An (at the time) abandoned pub at the Meppelerweg 89, Steenwijk, Overijssel province, the Netherlands, summer 2008. Note the Plantiac sign. Click here for the Google Streetview (from July 2009, still including the Plantiac sign).
Late 2011 it was renovated as a restaurant called De Oude Vesting. The owner, Tom Klein Hazebroek, still had the Plantiac sign in the attic and sent some pictures...
Another example of these signs, this one originally from a bar in Stroobos, Friesland province, Netherlands. It was claimed to be from the 1960s. The detail shot shows what is probably the manufacturer's name, "Bas A'dam" (i.e. Bas Amsterdam). Picture credits J. Hoiting.

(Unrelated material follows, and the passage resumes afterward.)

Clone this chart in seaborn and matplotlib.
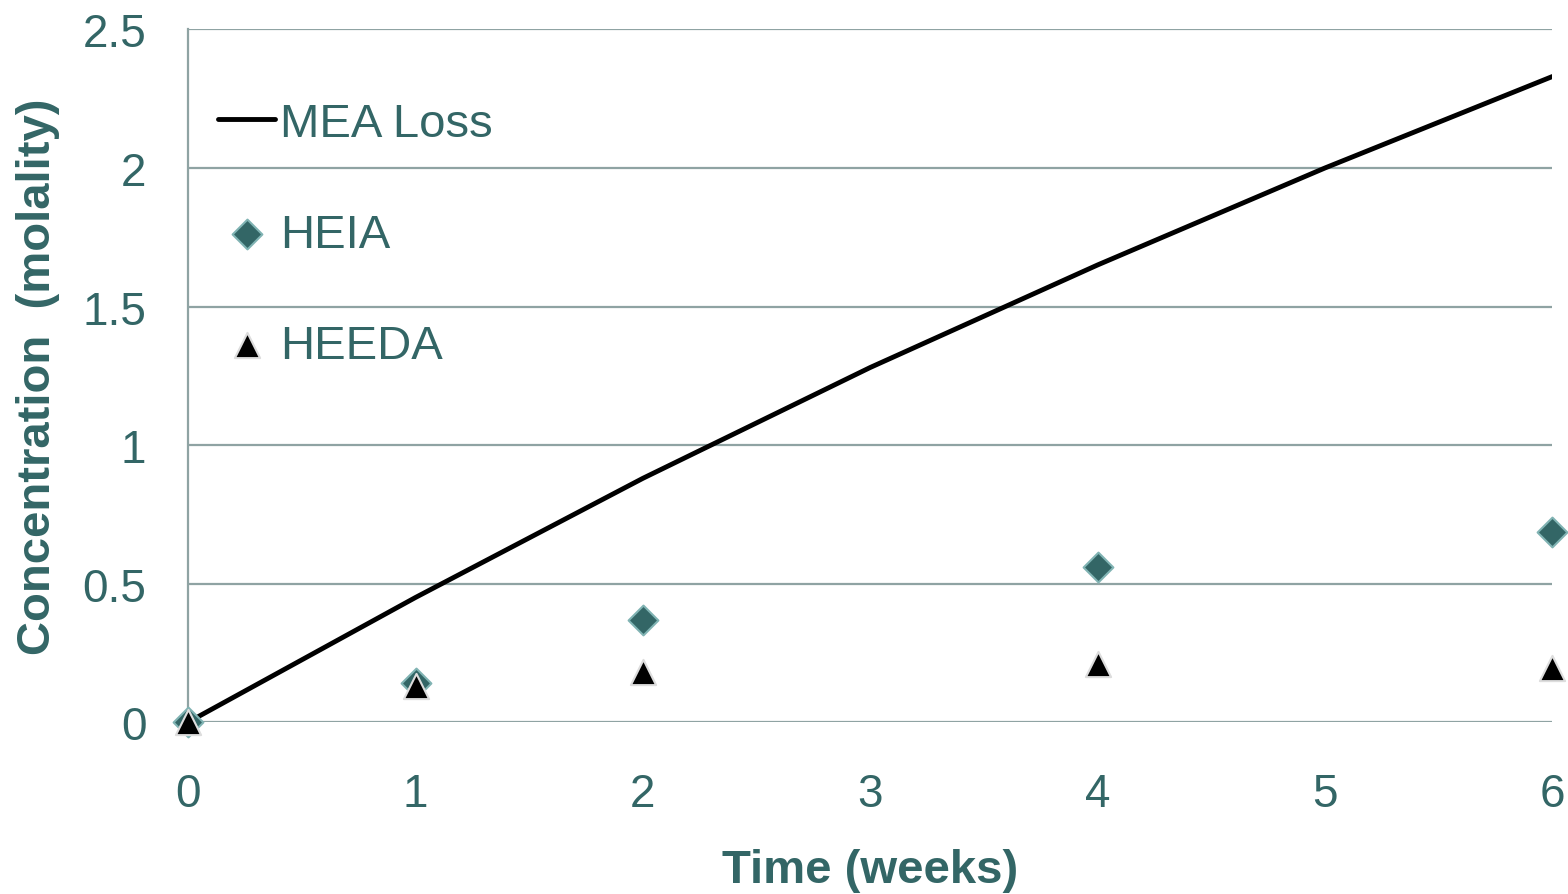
import numpy as np
import pandas as pd
import matplotlib
matplotlib.use('Agg')
import matplotlib.pyplot as plt
import seaborn as sns

# dados
semanas_mea = [0, 1, 2, 3, 4, 5, 6]
mea_loss = [0.0, 0.45, 0.88, 1.28, 1.65, 2.0, 2.33]

semanas_amostra = [0, 1, 2, 4, 6]
heia = [0.0, 0.14, 0.37, 0.56, 0.685]
heeda = [0.0, 0.13, 0.18, 0.21, 0.195]

cor_texto = '#336666'
cor_grade = '#8fa3a3'

sns.set_style('white')
plt.rcParams['font.family'] = ['Liberation Sans', 'DejaVu Sans']

df_mea = pd.DataFrame({'Semana': semanas_mea, 'Valor': mea_loss})
df_amostras = pd.DataFrame({'Semana': semanas_amostra, 'HEIA': heia, 'HEEDA': heeda})

fig = plt.figure(figsize=(15.68, 8.95), dpi=100)
ax = fig.add_axes([0.12, 0.192, 0.870, 0.774])

for y in [0, 0.5, 1, 1.5, 2, 2.5]:
    ax.axhline(y, color=cor_grade, lw=1.6, zorder=0)

sns.lineplot(data=df_mea, x='Semana', y='Valor', ax=ax, color='black', lw=3.5,
             label='MEA Loss', zorder=3)
sns.scatterplot(data=df_amostras, x='Semana', y='HEIA', ax=ax, marker='D', s=230,
                color=cor_texto, edgecolor='#80b3b3', linewidth=1.5, label='HEIA',
                zorder=4, clip_on=False)
sns.scatterplot(data=df_amostras, x='Semana', y='HEEDA', ax=ax, marker='^', s=330,
                color='black', edgecolor='#dddddd', linewidth=1.5, label='HEEDA',
                zorder=5, clip_on=False)

ax.set_xlim(0, 6)
ax.set_ylim(0, 2.5)
ax.set_xticks([0, 1, 2, 3, 4, 5, 6])
ax.set_yticks([0, 0.5, 1, 1.5, 2, 2.5])
ax.set_yticklabels(['0', '0.5', '1', '1.5', '2', '2.5'])
ax.tick_params(axis='both', length=0, labelsize=33, colors=cor_texto)
ax.tick_params(axis='x', pad=36)
ax.tick_params(axis='y', pad=30)

for lado in ['top', 'right', 'bottom']:
    ax.spines[lado].set_visible(False)
ax.spines['left'].set_color(cor_grade)
ax.spines['left'].set_linewidth(1.6)

ax.set_xlabel('Time (weeks)', fontsize=34, fontweight='bold', color=cor_texto, labelpad=23)
ax.set_ylabel('Concentration  (molality)', fontsize=34, fontweight='bold',
              color=cor_texto, labelpad=16)

leg = ax.legend(loc='upper left', bbox_to_anchor=(-0.009, 0.957), frameon=False,
                fontsize=34, labelspacing=1.42, handlelength=1.2, handletextpad=0.1,
                labelcolor=cor_texto)

fig.savefig('out.png', dpi=100)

This is an entirely different version of the sign, entirely flat (though the picture gives the illusion of a bulge). This sign was from Restaurant De Brug, Tilbrugstraat 5, Zuidveld, Drenthe province, the Netherlands. Picture by Bastiaan Plantinga.
And another one, plastic, flat like the one above, but is seems that one of the sides has been exposed to the sun a lot, and turned white. This sign was attached to the front of Café De Hoek (later De Horne) when the current owners bought it in 2004. The premises have since been converted to a physician's centre. The address: Tolhekbuurt 28, Nij Beets, province Friesland, the Netherlands. Picture provided by Douwe, when he put it on Marktplaats.
Picture taken January 2007 by zoom.nl user sn@rfie. This was taken somewhere on the Dutch island of Texel.
Stained glass (Dutch "gebrandschilderd glas") is a centuries old technique of painting glass. Vinegar, natural gum and various pigments are painted onto glass, after which they are burned onto the glass in a high-temperature oven.
Beautiful stained glass "Plantias Us Vjeu" item, 25,5 cm diameter. This probably stems from the early 1970s, as it is clearly based on one of the 1971 Plantiac advertisements (see here). This particular item came from either café Bos in Rotsterhaule or café Hielkema in Haskerhorne (both Friesland province).